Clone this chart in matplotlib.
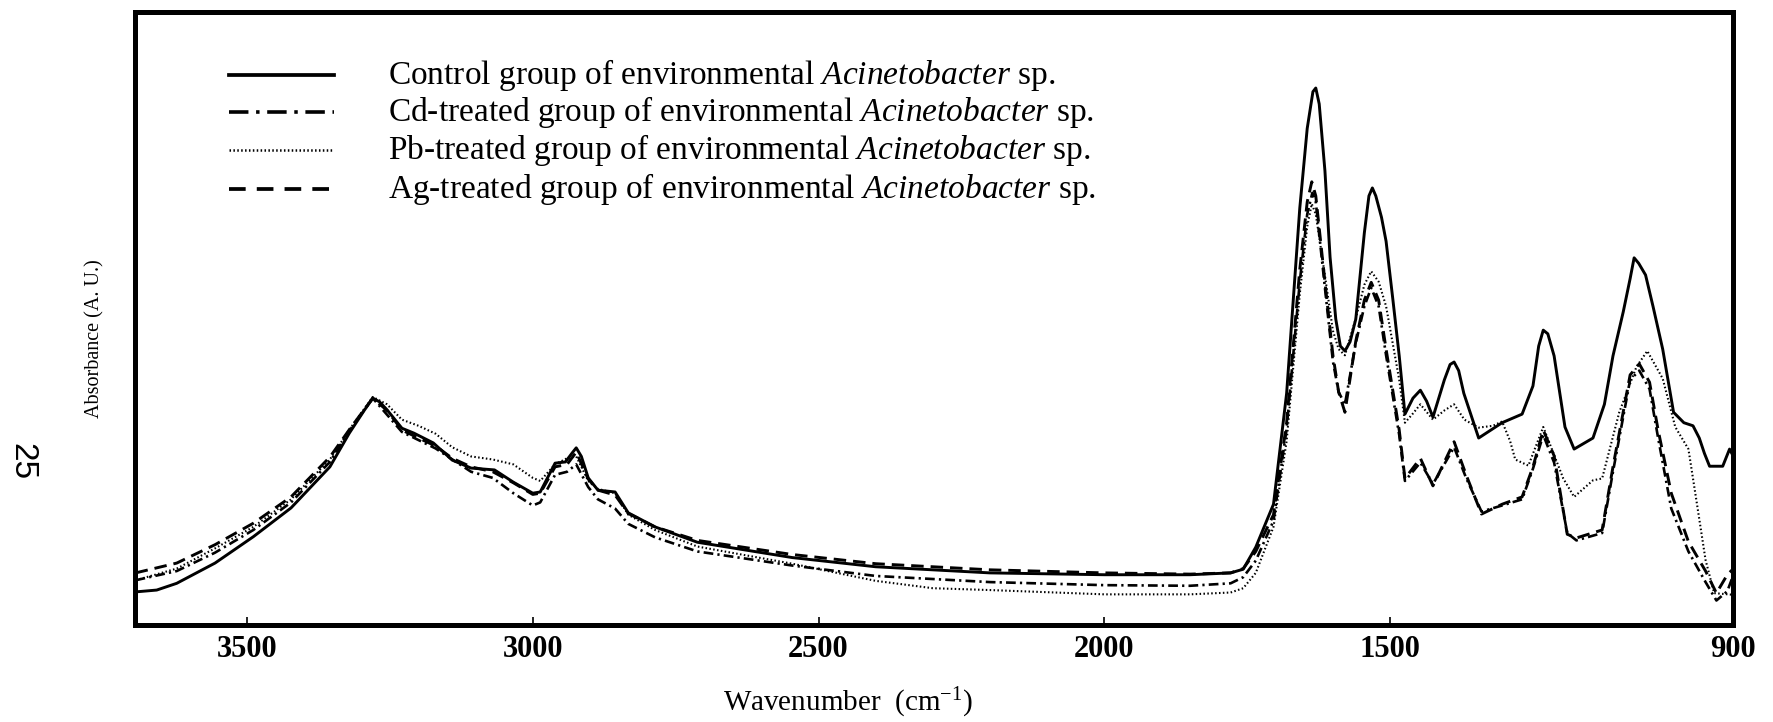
import numpy as np
import matplotlib.pyplot as plt
from matplotlib.lines import Line2D

plt.rcParams['font.family'] = ['Liberation Serif', 'DejaVu Serif']
plt.rcParams['mathtext.fontset'] = 'custom'
plt.rcParams['mathtext.rm'] = 'Liberation Serif'
plt.rcParams['mathtext.it'] = 'Liberation Serif:italic'
plt.rcParams['lines.scale_dashes'] = False

# =========================
# data (wavenumber cm-1, absorbance a.u.)
# =========================

ctrl_wn = [3695, 3658, 3623, 3556, 3489, 3423, 3355, 3321, 3295, 3280, 3268, 3255, 3229, 3208,
           3174, 3141, 3108, 3067, 3034, 3000, 2987, 2961, 2943, 2930, 2924, 2915, 2903, 2886,
           2856, 2833, 2786, 2712, 2546, 2400, 2200, 2000, 1850, 1779, 1757, 1735, 1704, 1681,
           1658, 1645, 1635, 1630, 1624, 1614, 1605, 1595, 1587, 1579, 1570, 1560, 1545, 1537,
           1531, 1525, 1515, 1507, 1495, 1484, 1474, 1460, 1447, 1436, 1425, 1405, 1395, 1388,
           1380, 1371, 1345, 1304, 1269, 1250, 1240, 1232, 1224, 1213, 1194, 1178, 1145, 1125,
           1110, 1092, 1080, 1073, 1065, 1053, 1040, 1023, 1004, 986, 970, 959, 950, 941, 918,
           906, 896]
ctrl_abs = [0.054, 0.057, 0.068, 0.101, 0.144, 0.191, 0.258, 0.313, 0.350, 0.370, 0.364, 0.351,
            0.321, 0.313, 0.297, 0.269, 0.256, 0.253, 0.233, 0.215, 0.217, 0.264, 0.266, 0.282,
            0.289, 0.275, 0.240, 0.220, 0.217, 0.183, 0.160, 0.135, 0.110, 0.095, 0.085, 0.082,
            0.082, 0.085, 0.091, 0.127, 0.197, 0.378, 0.680, 0.810, 0.870, 0.876, 0.850, 0.741,
            0.600, 0.499, 0.455, 0.447, 0.462, 0.499, 0.640, 0.700, 0.713, 0.700, 0.665, 0.626,
            0.530, 0.439, 0.344, 0.370, 0.383, 0.365, 0.339, 0.400, 0.425, 0.429, 0.415, 0.378,
            0.305, 0.330, 0.344, 0.390, 0.455, 0.481, 0.475, 0.439, 0.323, 0.287, 0.305, 0.360,
            0.439, 0.511, 0.565, 0.599, 0.590, 0.571, 0.520, 0.450, 0.347, 0.330, 0.325, 0.305,
            0.280, 0.259, 0.259, 0.287, 0.269]

cd_wn = [3695, 3623, 3556, 3489, 3423, 3355, 3320, 3280, 3229, 3170, 3108, 3070, 3034, 3000,
         2987, 2961, 2940, 2924, 2903, 2886, 2856, 2833, 2786, 2712, 2546, 2400, 2200, 2000,
         1850, 1779, 1757, 1735, 1704, 1681, 1658, 1645, 1636, 1630, 1614, 1600, 1590, 1579,
         1560, 1545, 1533, 1520, 1507, 1484, 1474, 1447, 1425, 1388, 1367, 1340, 1304, 1269,
         1250, 1232, 1213, 1190, 1174, 1129, 1110, 1080, 1064, 1046, 1031, 1008, 978, 948, 929,
         910, 896]
cd_abs = [0.073, 0.088, 0.118, 0.155, 0.200, 0.266, 0.318, 0.370, 0.315, 0.288, 0.250, 0.240,
          0.215, 0.195, 0.200, 0.245, 0.250, 0.262, 0.225, 0.205, 0.190, 0.165, 0.143, 0.120,
          0.097, 0.080, 0.070, 0.065, 0.064, 0.068, 0.078, 0.105, 0.170, 0.320, 0.560, 0.670,
          0.705, 0.690, 0.550, 0.430, 0.380, 0.360, 0.460, 0.520, 0.550, 0.520, 0.440, 0.310,
          0.235, 0.265, 0.230, 0.290, 0.240, 0.185, 0.195, 0.205, 0.255, 0.310, 0.265, 0.150,
          0.138, 0.150, 0.250, 0.400, 0.415, 0.385, 0.305, 0.190, 0.120, 0.070, 0.040, 0.055,
          0.090]

pb_wn = [3695, 3623, 3556, 3489, 3423, 3355, 3320, 3280, 3255, 3229, 3200, 3170, 3141, 3108,
         3070, 3034, 3000, 2987, 2961, 2940, 2924, 2903, 2886, 2856, 2833, 2786, 2712, 2546,
         2400, 2300, 2200, 2000, 1850, 1779, 1757, 1735, 1704, 1681, 1658, 1645, 1637, 1630,
         1614, 1600, 1590, 1579, 1560, 1545, 1533, 1520, 1507, 1484, 1474, 1460, 1447, 1425,
         1405, 1388, 1370, 1345, 1320, 1304, 1290, 1281, 1258, 1232, 1197, 1178, 1145, 1129,
         1099, 1069, 1050, 1023, 1001, 978, 963, 948, 933, 896]
pb_abs = [0.073, 0.092, 0.125, 0.160, 0.205, 0.270, 0.320, 0.372, 0.360, 0.335, 0.325, 0.312,
          0.290, 0.275, 0.270, 0.262, 0.240, 0.235, 0.262, 0.272, 0.275, 0.235, 0.222, 0.215,
          0.180, 0.155, 0.128, 0.100, 0.072, 0.060, 0.057, 0.050, 0.050, 0.053, 0.060, 0.085,
          0.160, 0.300, 0.540, 0.650, 0.687, 0.670, 0.570, 0.480, 0.450, 0.440, 0.500, 0.555,
          0.577, 0.560, 0.520, 0.400, 0.330, 0.345, 0.360, 0.335, 0.350, 0.360, 0.335, 0.322,
          0.325, 0.332, 0.300, 0.270, 0.260, 0.323, 0.239, 0.209, 0.236, 0.239, 0.347, 0.421,
          0.447, 0.402, 0.323, 0.287, 0.197, 0.106, 0.052, 0.049]

ag_wn = [3695, 3623, 3556, 3489, 3423, 3355, 3320, 3280, 3255, 3229, 3200, 3170, 3141, 3108,
         3070, 3034, 3000, 2987, 2961, 2940, 2924, 2903, 2886, 2856, 2833, 2786, 2712, 2546,
         2400, 2200, 2000, 1850, 1779, 1757, 1735, 1704, 1681, 1658, 1645, 1637, 1630, 1614,
         1600, 1590, 1579, 1560, 1545, 1533, 1520, 1507, 1484, 1474, 1447, 1425, 1388, 1367,
         1340, 1304, 1269, 1250, 1232, 1213, 1190, 1174, 1129, 1110, 1080, 1064, 1046, 1031,
         1008, 978, 948, 929, 910, 896]
ag_abs = [0.085, 0.101, 0.131, 0.166, 0.209, 0.274, 0.320, 0.370, 0.350, 0.318, 0.305, 0.292,
          0.272, 0.258, 0.250, 0.232, 0.213, 0.215, 0.258, 0.262, 0.282, 0.238, 0.220, 0.212,
          0.182, 0.160, 0.138, 0.115, 0.100, 0.090, 0.085, 0.083, 0.085, 0.092, 0.120, 0.180,
          0.330, 0.580, 0.690, 0.723, 0.700, 0.560, 0.440, 0.380, 0.347, 0.463, 0.530, 0.559,
          0.530, 0.450, 0.318, 0.239, 0.272, 0.227, 0.299, 0.245, 0.181, 0.197, 0.209, 0.258,
          0.318, 0.276, 0.148, 0.142, 0.155, 0.258, 0.408, 0.426, 0.396, 0.318, 0.215, 0.136,
          0.088, 0.052, 0.082, 0.095]

labels = ["Control group of environmental $\\it{Acinetobacter}$ sp.",
          "Cd-treated group of environmental $\\it{Acinetobacter}$ sp.",
          "Pb-treated group of environmental $\\it{Acinetobacter}$ sp.",
          "Ag-treated group of environmental $\\it{Acinetobacter}$ sp."]

x_ticks = [3500, 3000, 2500, 2000, 1500, 900]

# =========================
# styles (plot lines / legend samples)
# =========================
styles = [
    dict(linestyle='-', linewidth=2.1),
    dict(linestyle=(0, (7, 3, 1.6, 3)), linewidth=1.9),
    dict(linestyle=(0, (1.1, 1.7)), linewidth=1.5),
    dict(linestyle=(0, (9, 5)), linewidth=2.1),
]
legend_styles = [
    dict(linestyle='-', linewidth=2.7),
    dict(linestyle=(0, (14, 5.5, 2.5, 5.5)), linewidth=2.6),
    dict(linestyle=(0, (1.1, 1.7)), linewidth=1.8),
    dict(linestyle=(0, (12, 8)), linewidth=2.7),
]

W, H = 1773, 722
fig = plt.figure(figsize=(W / 100, H / 100), dpi=100)
ax = fig.add_axes([135 / W, 1 - 625 / H, (1733 - 135) / W, (625 - 12) / H])

series = [(ctrl_wn, ctrl_abs), (cd_wn, cd_abs), (pb_wn, pb_abs), (ag_wn, ag_abs)]
for k in [2, 1, 3, 0]:
    wn, ab = series[k]
    ax.plot(wn, ab, color='black', zorder=3 + (k == 0), **styles[k])

ax.set_xlim(3696, 900)
ax.set_ylim(0, 1)
ax.set_yticks([])
ax.set_xticks(x_ticks)
ax.set_xticklabels([str(t) for t in x_ticks], fontsize=22, fontweight='bold')
ax.tick_params(axis='x', direction='in', length=6, width=1.2, pad=7)
for s in ax.spines.values():
    s.set_linewidth(3.6)

# legend drawn by hand to match the row spacing
row_y = [75, 112, 150, 189]
for k in range(4):
    y = 1 - row_y[k] / H
    fig.add_artist(Line2D([229 / W, 334 / W], [y, y], color='black', **legend_styles[k]))
    fig.text(388 / W, y, labels[k], fontsize=24, va='center', ha='left')

fig.text(848 / W, 1 - 703 / H, "Wavenumber  (cm$^{-1}$)", fontsize=21, ha='center', va='center')
fig.text(95 / W, 1 - 339 / H, "Absorbance (A. U.)", fontsize=14.5, rotation=90,
         ha='center', va='center')
fig.text(22 / W, 1 - 462 / H, "25", fontsize=24, rotation=-90, ha='center', va='center',
         family='Liberation Sans')

fig.savefig("out.png", dpi=100)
::::
**INSTRUCTIONS TO FOLLOW:** From the listing above, copy every line that includes the word "matplotlib".

**RESPONSE TO THIS TASK:**
Clone this chart in matplotlib.
import matplotlib.pyplot as plt
from matplotlib.lines import Line2D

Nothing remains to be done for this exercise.